Sammy Hagar certainly established his own identity in Van Halen. After replacing David Lee Roth as the frontman of one of the world's most popular rock bands, the former solo star successfully helped reshape the group's sound and image, keeping them atop the music world for another full decade.

But Van Halen's past was too big to be fully ignored, and Hagar's nightly job description included performing songs that had been made famous by Roth. Here are videos of Hagar performing seven Roth-era songs as a member of Van Halen.

"You Really Got Me" (1986)

The very first song Sammy Hagar sang live with Van Halen was a Kinks cover. For the most part, the set lists from his debut tour with the group were dominated by songs from their first record together, 5150Hagar told UCR the band only decided at the last minute to add a few songs from their respective pasts into the show. "I remember during the last week of rehearsal that we decided to do 'You Really Got Me,’ ‘I Can’t Drive 55,’ ‘One Way to Rock’ and ‘Jump’ – two of mine and two of theirs." A cover of the Kinks' "You Really Got Me" was the first single released from Van Halen's Roth-fronted 1978 debut, and the track remained in their live repertoire throughout both Roth and Hagar's tenures with the group.


"Panama" (1986)

Hagar's "two of mine and two of theirs" math is a little rusty, as Van Halen performed four songs from the Roth days at every show on the 5150 tour. The group typically launched into 1984's hard-charging "Panama" immediately after Michael Anthony's nightly bass solo, with Hagar putting his spin on Roth's mid-song "ease the seat back" rap.

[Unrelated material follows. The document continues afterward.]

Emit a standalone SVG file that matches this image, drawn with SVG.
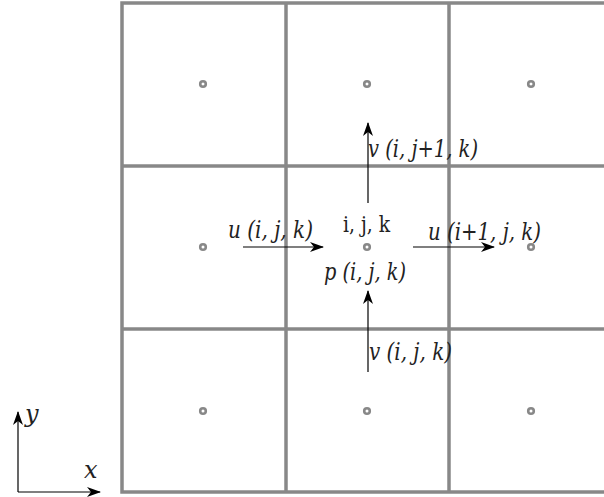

"Ain't Talkin' 'Bout Love" (1986)

Taking the song's "I've been to the edge" lyrics a little too seriously, on the 5150 tour Hagar would perform Van Halen's "Ain't Talkin' 'Bout Love" while dangling and swinging from the scaffolding high above the stage, a trick he brought to the band from his solo days. Just like "Panama," the song remained a permanent part of Hagar-era set lists, right up until his last tour with the group in 2004.


"Jump" (1986)

In a move he later deemed unwise, Hagar initially tried to get out of singing the biggest hit from Van Halen's past. "‘Jump’ was going to be the encore and I was going to bring a guy up to sing. I wasn’t going to sing it myself," he told UCR. "It was stupid – even though it worked and we were extremely successful," Hagar added. "We had our first No. 1 album, and we certainly had the biggest tour of the year. But it was stupid that we rebelled against our pasts." Hagar eventually got more serious about 1984's "Jump," singing a version of it on the band's 1993 concert album Live: Right Here Right Now as well as on their 1995 and 2004 tours.


"Running With the Devil" (1988)

Hagar added a fifth Roth-era song to his arsenal on his second tour with Van Halen. The live staging here was very clever and once again included Anthony, who would send the crowd into a frenzy by thumping out the famous opening notes of the song with his teeth at the end of his bass solo. The song, again taken from Van Halen's 1978 debut, dropped back out of the set list until Hagar's brief 2004 reunion with the group.


"Unchained" (2004)

Hagar's 2004 reunion tour with Van Halen was by all accounts a disaster. He and Eddie Van Halen were not getting along, partially due to the guitarist's reported substance abuse battles and erratic live performances. At the end of the tour's last show, Van Halen smashed his guitar to bits in anger, and the two have allegedly never spoken again. But in the plus column, we did get to hear Hagar tear into another original-lineup Van Halen song, this time "Unchained" from 1981's Fair Warning.


"Somebody Get Me a Doctor" (2004)

OK, we're cheating a little bit here. Hagar is singing on this Roth-era track, but only in a supporting capacity as Anthony handles lead vocals. The bassist sometimes performs the Van Halen II track live at Hagar shows, too.


BONUS: Roth Singing Hagar's "Make It Last" (1974)

After being replaced by Hagar in Van Halen in 1985, Roth told Circus (as reported by Rolling Stone), "Every night, Sammy Hagar’s gotta sing ‘Jump,’ and I will never sing a Sammy Hagar song." He should have added the word "again" to that quote. While the band hasn't performed any songs from the Hagar era on any of the three tours they've undertaken since Roth returned in 2007, they did cover the Hagar-penned "Make It Last" from his future replacement's first album as the lead singer of Montrose way back in 1974.